Carol Fessler was given one year behind bars and another year’s suspended sentence for fleeing the scene of the accident in Netanya in May 2023, after she hit Rafael Adana as he and his grandfather crossed a road without a pedestrian crossing. The child was critically injured and died several days later.

Adana’s parents criticized the sentence as being too light and said they would consider an appeal.

Fessler was not indicted for causing the boy’s death. She claimed that she did not realize that she hit anyone, and believed that a motorcyclist had hit and broken her side mirror, but had kept driving.

In addition to the prison sentence, Fessler was ordered to pay NIS 10,000 ($3,211) compensation, and her driving license was canceled permanently.

Deputy Court President Tal Peri noted that Fessler “hit the deceased and his grandfather and continued driving without stopping at the scene of the accident, and without checking the outcome of the accident and without summoning help.”

“The defendant was aware of a hit, and after the accident continued driving home,” he noted, “but did not report to the police that an accident happened and did not turn herself in.”

The court found that despite her advanced age and her claims of cognitive issues, she is independent and lucid, and therefore not immune to imprisonment.

Her defense asked for a delay in carrying out the sentence to allow an appeal.

Prosecuting attorney Sagi Segev said the court accepted that, though Fessler was not responsible for the accident, she was aware that she hit a person, “and despite that, decided to flee the location of the accident without offering help. This is misconduct that must be strongly condemned.”

Prosecutors had asked for three years in prison, he said, and would study the verdict before considering an appeal.

However, the boy’s family was furious at what they saw as a too-light sentence.

“I expected the court to give the most severe punishment,” Adana’s father Ziv, told the Kan public broadcaster.

“She could have saved him if she picked up the phone, and she lied about it afterwards,” he claimed.

The Adana family maintains that Fessler was not the driver of the car but her daughter, a claim discounted by police, who released a CCTV image of the mother driving.

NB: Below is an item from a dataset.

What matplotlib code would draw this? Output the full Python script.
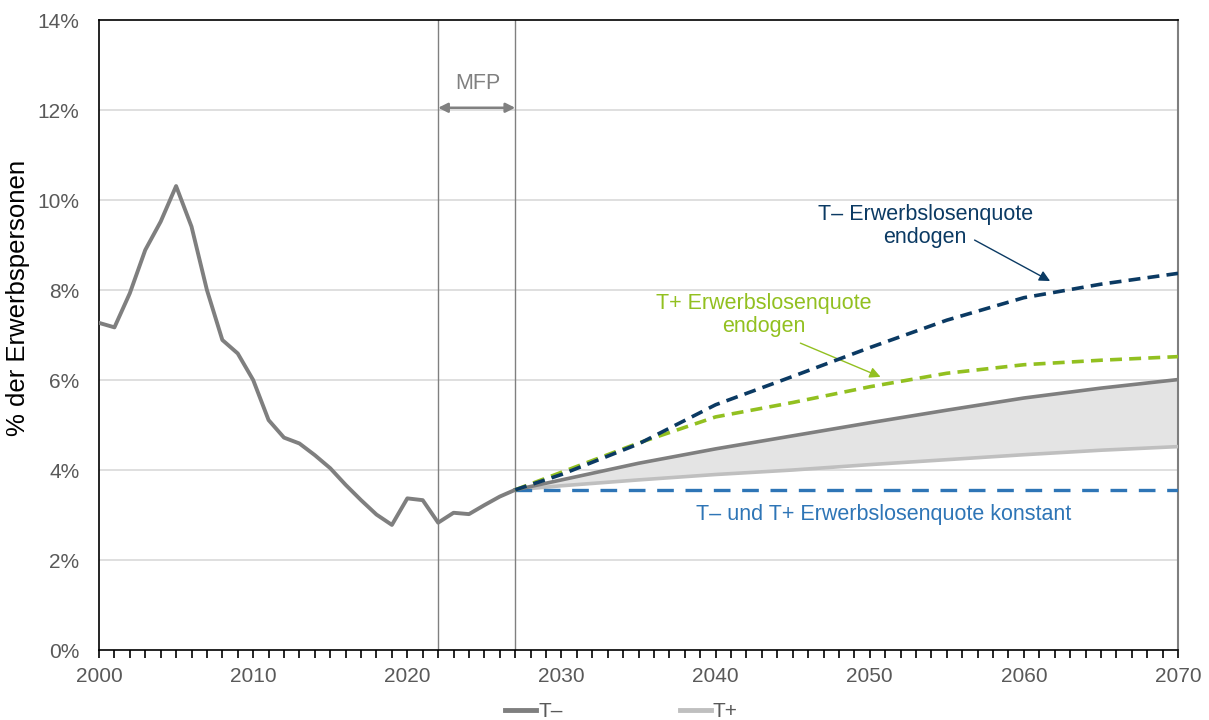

“Is that the punishment for spilling the blood of a four-year-old who was left to die?” Ziv said to the Walla outlet. “We are shocked, is this the price of my son? A year? We all know that she was not driving.”

He said they will consider an appeal.

In August 2023, before charges were brought, some members of the Israeli-Ethiopian community staged protests in Tel Aviv demanding action and alleging that the police were dragging out the case and enabling a cover-up.

A protest that month turned violent when a police officer was stabbed and moderately wounded. The suspect ultimately charged with the stabbing was found to have a long history of violence and mental illness and had set out with the intent of harming police officers, not protesting, prosecutors said.

Fessler was first charged in November 2023 and was initially convicted in 2024 of neglect under a plea. But she later retracted, and her attorney argued that she could not be charged with that offense since she did not believe she had harmed anyone. The Petah Tikva Magistrate’s Court accepted the argument, leading her to ultimately be charged with leaving the scene of the accident.

The Ethiopian community has charged authorities with discriminatory legal treatment in the past. In 2019, the community held major protests over the fatal shooting of a community member by an off-duty police officer. In 2015, a large demonstration in support of the Ethiopian community and against police brutality and racism turned violent, leading to massive unrest at Tel Aviv’s Rabin Square.